- **WHAT YOU NEED TO DO**
Without the pictures, repeat the listing character for character.

- **DATASET EXTRACT**

-- START --

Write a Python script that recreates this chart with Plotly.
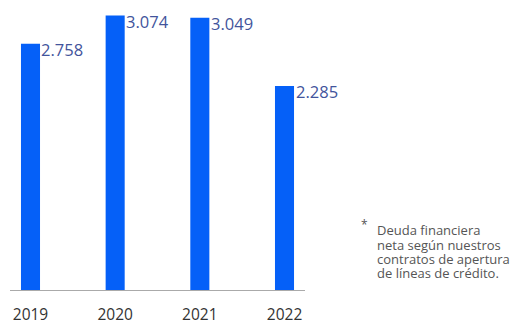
import plotly.graph_objects as go

years = ["2019", "2020", "2021", "2022"]
values = [2.758, 3.074, 3.049, 2.285]
value_labels = ["2.758", "3.074", "3.049", "2.285"]
footnote_lines = ["Deuda financiera", "neta según nuestros", "contratos de apertura", "de líneas de crédito."]

BAR = "#0560f8"
LABEL = "#42549c"
FONT = "Open Sans, sans-serif"

# page has an 8px body margin: figure is drawn at (8, 8) in the window
W, H = 523, 317

fig = go.Figure()
fig.add_trace(go.Bar(x=years, y=values, marker_color=BAR, marker_line_width=0,
                     width=0.225, hoverinfo="skip"))

for i, (v, lab) in enumerate(zip(values, value_labels)):
    fig.add_annotation(x=i, y=v, xref="x", yref="y", text=lab, showarrow=False,
                       xanchor="left", yanchor="middle", xshift=9, yshift=-6,
                       font=dict(family=FONT, size=16.5, color=LABEL))

fig.add_annotation(xref="paper", yref="paper", x=1.2, y=0.232, text="*",
                   showarrow=False, xanchor="center", yanchor="middle",
                   font=dict(family=FONT, size=12, color="#555555"))
line_y = [0.211, 0.160, 0.109, 0.059]
for ly, txt in zip(line_y, footnote_lines):
    fig.add_annotation(xref="paper", yref="paper", x=1.237, y=ly, text=txt,
                       showarrow=False, xanchor="left", yanchor="middle", align="left",
                       font=dict(family=FONT, size=13, color="#555555"))

fig.update_layout(
    width=W, height=H,
    margin=dict(l=2, r=226, t=0, b=28),
    plot_bgcolor="white", paper_bgcolor="white",
    showlegend=False,
    xaxis=dict(type="category", range=[-0.242, 3.242], showline=True,
               linecolor="#aaaaaa", linewidth=1, showgrid=False,
               ticks="outside", ticklen=10, tickcolor="rgba(0,0,0,0)",
               tickfont=dict(family=FONT, size=15.5, color="#333333")),
    yaxis=dict(range=[0, 3.158], visible=False, showgrid=False, zeroline=False),
)

fig.write_html("out.html")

-- END --

- **SOLVED PROBLEM**
Write a Python script that recreates this chart with Plotly.
import plotly.graph_objects as go

years = ["2019", "2020", "2021", "2022"]
values = [2.758, 3.074, 3.049, 2.285]
value_labels = ["2.758", "3.074", "3.049", "2.285"]
footnote_lines = ["Deuda financiera", "neta según nuestros", "contratos de apertura", "de líneas de crédito."]

BAR = "#0560f8"
LABEL = "#42549c"
FONT = "Open Sans, sans-serif"

# page has an 8px body margin: figure is drawn at (8, 8) in the window
W, H = 523, 317

fig = go.Figure()
fig.add_trace(go.Bar(x=years, y=values, marker_color=BAR, marker_line_width=0,
                     width=0.225, hoverinfo="skip"))

for i, (v, lab) in enumerate(zip(values, value_labels)):
    fig.add_annotation(x=i, y=v, xref="x", yref="y", text=lab, showarrow=False,
                       xanchor="left", yanchor="middle", xshift=9, yshift=-6,
                       font=dict(family=FONT, size=16.5, color=LABEL))

fig.add_annotation(xref="paper", yref="paper", x=1.2, y=0.232, text="*",
                   showarrow=False, xanchor="center", yanchor="middle",
                   font=dict(family=FONT, size=12, color="#555555"))
line_y = [0.211, 0.160, 0.109, 0.059]
for ly, txt in zip(line_y, footnote_lines):
    fig.add_annotation(xref="paper", yref="paper", x=1.237, y=ly, text=txt,
                       showarrow=False, xanchor="left", yanchor="middle", align="left",
                       font=dict(family=FONT, size=13, color="#555555"))

fig.update_layout(
    width=W, height=H,
    margin=dict(l=2, r=226, t=0, b=28),
    plot_bgcolor="white", paper_bgcolor="white",
    showlegend=False,
    xaxis=dict(type="category", range=[-0.242, 3.242], showline=True,
               linecolor="#aaaaaa", linewidth=1, showgrid=False,
               ticks="outside", ticklen=10, tickcolor="rgba(0,0,0,0)",
               tickfont=dict(family=FONT, size=15.5, color="#333333")),
    yaxis=dict(range=[0, 3.158], visible=False, showgrid=False, zeroline=False),
)

fig.write_html("out.html")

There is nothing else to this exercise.